> Information provided:
---

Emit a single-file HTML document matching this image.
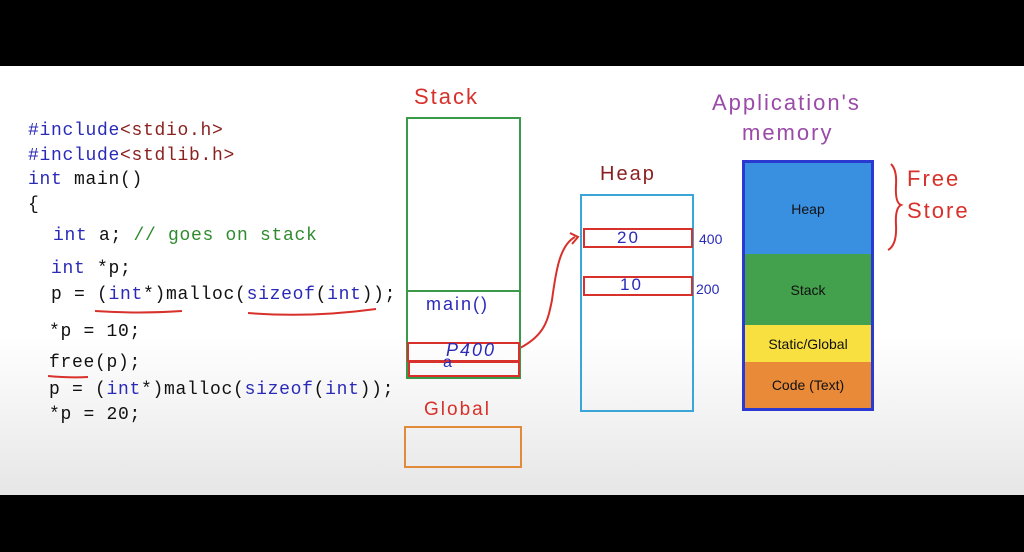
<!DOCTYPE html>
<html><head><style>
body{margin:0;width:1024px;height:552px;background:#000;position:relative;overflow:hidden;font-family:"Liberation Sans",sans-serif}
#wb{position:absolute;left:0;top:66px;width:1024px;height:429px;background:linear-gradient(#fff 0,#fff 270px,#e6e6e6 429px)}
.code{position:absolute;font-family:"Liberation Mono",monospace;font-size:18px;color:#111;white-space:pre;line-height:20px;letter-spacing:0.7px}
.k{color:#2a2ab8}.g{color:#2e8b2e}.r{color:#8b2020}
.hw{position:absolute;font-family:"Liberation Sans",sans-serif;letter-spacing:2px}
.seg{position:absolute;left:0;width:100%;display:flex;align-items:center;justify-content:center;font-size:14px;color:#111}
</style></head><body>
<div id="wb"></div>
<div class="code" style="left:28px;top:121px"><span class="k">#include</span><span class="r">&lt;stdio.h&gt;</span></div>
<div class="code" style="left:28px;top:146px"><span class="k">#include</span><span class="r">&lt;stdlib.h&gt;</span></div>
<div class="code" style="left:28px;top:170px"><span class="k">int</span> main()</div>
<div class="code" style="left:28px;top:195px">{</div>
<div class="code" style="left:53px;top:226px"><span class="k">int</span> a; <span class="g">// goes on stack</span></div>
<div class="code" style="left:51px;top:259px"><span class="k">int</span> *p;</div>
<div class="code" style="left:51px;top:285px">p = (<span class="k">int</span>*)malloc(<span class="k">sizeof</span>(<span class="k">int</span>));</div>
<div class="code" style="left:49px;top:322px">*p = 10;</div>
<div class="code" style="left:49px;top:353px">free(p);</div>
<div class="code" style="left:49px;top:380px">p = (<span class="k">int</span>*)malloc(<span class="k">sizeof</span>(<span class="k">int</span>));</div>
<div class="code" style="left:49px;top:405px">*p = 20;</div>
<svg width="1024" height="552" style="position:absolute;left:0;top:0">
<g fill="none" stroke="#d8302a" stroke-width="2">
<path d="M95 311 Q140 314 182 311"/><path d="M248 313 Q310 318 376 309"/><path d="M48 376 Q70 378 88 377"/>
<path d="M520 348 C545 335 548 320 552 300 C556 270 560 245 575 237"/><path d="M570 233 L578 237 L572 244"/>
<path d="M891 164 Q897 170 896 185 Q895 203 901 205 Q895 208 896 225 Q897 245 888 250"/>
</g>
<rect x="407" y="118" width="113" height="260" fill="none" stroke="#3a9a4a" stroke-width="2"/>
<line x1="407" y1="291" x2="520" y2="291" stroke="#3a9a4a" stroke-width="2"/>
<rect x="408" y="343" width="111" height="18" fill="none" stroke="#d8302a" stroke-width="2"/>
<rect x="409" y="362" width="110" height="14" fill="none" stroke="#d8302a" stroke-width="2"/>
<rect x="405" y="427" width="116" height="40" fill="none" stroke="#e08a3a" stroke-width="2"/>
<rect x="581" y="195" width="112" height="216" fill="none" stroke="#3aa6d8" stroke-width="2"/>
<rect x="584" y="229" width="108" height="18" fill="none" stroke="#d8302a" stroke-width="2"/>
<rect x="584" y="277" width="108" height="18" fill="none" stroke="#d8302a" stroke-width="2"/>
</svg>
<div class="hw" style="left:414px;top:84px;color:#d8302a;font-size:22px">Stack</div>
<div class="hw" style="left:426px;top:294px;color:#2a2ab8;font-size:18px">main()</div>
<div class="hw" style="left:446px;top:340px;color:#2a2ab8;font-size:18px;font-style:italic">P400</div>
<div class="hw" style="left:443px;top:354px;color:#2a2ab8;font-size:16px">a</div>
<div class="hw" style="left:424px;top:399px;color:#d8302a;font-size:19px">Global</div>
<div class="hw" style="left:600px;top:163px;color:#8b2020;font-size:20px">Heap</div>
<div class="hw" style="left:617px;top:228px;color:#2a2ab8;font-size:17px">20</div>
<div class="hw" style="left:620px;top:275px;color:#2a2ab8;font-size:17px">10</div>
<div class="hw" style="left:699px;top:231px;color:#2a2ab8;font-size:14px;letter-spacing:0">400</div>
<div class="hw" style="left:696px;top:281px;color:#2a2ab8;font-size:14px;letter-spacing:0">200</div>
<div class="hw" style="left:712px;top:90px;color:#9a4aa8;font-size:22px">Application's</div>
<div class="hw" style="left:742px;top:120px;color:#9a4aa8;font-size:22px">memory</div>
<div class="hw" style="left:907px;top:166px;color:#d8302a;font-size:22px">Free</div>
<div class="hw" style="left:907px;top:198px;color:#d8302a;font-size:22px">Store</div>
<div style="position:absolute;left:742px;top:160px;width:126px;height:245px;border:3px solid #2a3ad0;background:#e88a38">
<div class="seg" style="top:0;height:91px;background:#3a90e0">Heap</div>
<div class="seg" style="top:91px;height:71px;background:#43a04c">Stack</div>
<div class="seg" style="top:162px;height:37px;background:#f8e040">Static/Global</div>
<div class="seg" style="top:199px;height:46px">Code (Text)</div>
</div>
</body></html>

---

> Set task: Restate the entire listing word for word, excluding pictures.

> Complete answer:
Emit a single-file HTML document matching this image.
<!DOCTYPE html>
<html><head><style>
body{margin:0;width:1024px;height:552px;background:#000;position:relative;overflow:hidden;font-family:"Liberation Sans",sans-serif}
#wb{position:absolute;left:0;top:66px;width:1024px;height:429px;background:linear-gradient(#fff 0,#fff 270px,#e6e6e6 429px)}
.code{position:absolute;font-family:"Liberation Mono",monospace;font-size:18px;color:#111;white-space:pre;line-height:20px;letter-spacing:0.7px}
.k{color:#2a2ab8}.g{color:#2e8b2e}.r{color:#8b2020}
.hw{position:absolute;font-family:"Liberation Sans",sans-serif;letter-spacing:2px}
.seg{position:absolute;left:0;width:100%;display:flex;align-items:center;justify-content:center;font-size:14px;color:#111}
</style></head><body>
<div id="wb"></div>
<div class="code" style="left:28px;top:121px"><span class="k">#include</span><span class="r">&lt;stdio.h&gt;</span></div>
<div class="code" style="left:28px;top:146px"><span class="k">#include</span><span class="r">&lt;stdlib.h&gt;</span></div>
<div class="code" style="left:28px;top:170px"><span class="k">int</span> main()</div>
<div class="code" style="left:28px;top:195px">{</div>
<div class="code" style="left:53px;top:226px"><span class="k">int</span> a; <span class="g">// goes on stack</span></div>
<div class="code" style="left:51px;top:259px"><span class="k">int</span> *p;</div>
<div class="code" style="left:51px;top:285px">p = (<span class="k">int</span>*)malloc(<span class="k">sizeof</span>(<span class="k">int</span>));</div>
<div class="code" style="left:49px;top:322px">*p = 10;</div>
<div class="code" style="left:49px;top:353px">free(p);</div>
<div class="code" style="left:49px;top:380px">p = (<span class="k">int</span>*)malloc(<span class="k">sizeof</span>(<span class="k">int</span>));</div>
<div class="code" style="left:49px;top:405px">*p = 20;</div>
<svg width="1024" height="552" style="position:absolute;left:0;top:0">
<g fill="none" stroke="#d8302a" stroke-width="2">
<path d="M95 311 Q140 314 182 311"/><path d="M248 313 Q310 318 376 309"/><path d="M48 376 Q70 378 88 377"/>
<path d="M520 348 C545 335 548 320 552 300 C556 270 560 245 575 237"/><path d="M570 233 L578 237 L572 244"/>
<path d="M891 164 Q897 170 896 185 Q895 203 901 205 Q895 208 896 225 Q897 245 888 250"/>
</g>
<rect x="407" y="118" width="113" height="260" fill="none" stroke="#3a9a4a" stroke-width="2"/>
<line x1="407" y1="291" x2="520" y2="291" stroke="#3a9a4a" stroke-width="2"/>
<rect x="408" y="343" width="111" height="18" fill="none" stroke="#d8302a" stroke-width="2"/>
<rect x="409" y="362" width="110" height="14" fill="none" stroke="#d8302a" stroke-width="2"/>
<rect x="405" y="427" width="116" height="40" fill="none" stroke="#e08a3a" stroke-width="2"/>
<rect x="581" y="195" width="112" height="216" fill="none" stroke="#3aa6d8" stroke-width="2"/>
<rect x="584" y="229" width="108" height="18" fill="none" stroke="#d8302a" stroke-width="2"/>
<rect x="584" y="277" width="108" height="18" fill="none" stroke="#d8302a" stroke-width="2"/>
</svg>
<div class="hw" style="left:414px;top:84px;color:#d8302a;font-size:22px">Stack</div>
<div class="hw" style="left:426px;top:294px;color:#2a2ab8;font-size:18px">main()</div>
<div class="hw" style="left:446px;top:340px;color:#2a2ab8;font-size:18px;font-style:italic">P400</div>
<div class="hw" style="left:443px;top:354px;color:#2a2ab8;font-size:16px">a</div>
<div class="hw" style="left:424px;top:399px;color:#d8302a;font-size:19px">Global</div>
<div class="hw" style="left:600px;top:163px;color:#8b2020;font-size:20px">Heap</div>
<div class="hw" style="left:617px;top:228px;color:#2a2ab8;font-size:17px">20</div>
<div class="hw" style="left:620px;top:275px;color:#2a2ab8;font-size:17px">10</div>
<div class="hw" style="left:699px;top:231px;color:#2a2ab8;font-size:14px;letter-spacing:0">400</div>
<div class="hw" style="left:696px;top:281px;color:#2a2ab8;font-size:14px;letter-spacing:0">200</div>
<div class="hw" style="left:712px;top:90px;color:#9a4aa8;font-size:22px">Application's</div>
<div class="hw" style="left:742px;top:120px;color:#9a4aa8;font-size:22px">memory</div>
<div class="hw" style="left:907px;top:166px;color:#d8302a;font-size:22px">Free</div>
<div class="hw" style="left:907px;top:198px;color:#d8302a;font-size:22px">Store</div>
<div style="position:absolute;left:742px;top:160px;width:126px;height:245px;border:3px solid #2a3ad0;background:#e88a38">
<div class="seg" style="top:0;height:91px;background:#3a90e0">Heap</div>
<div class="seg" style="top:91px;height:71px;background:#43a04c">Stack</div>
<div class="seg" style="top:162px;height:37px;background:#f8e040">Static/Global</div>
<div class="seg" style="top:199px;height:46px">Code (Text)</div>
</div>
</body></html>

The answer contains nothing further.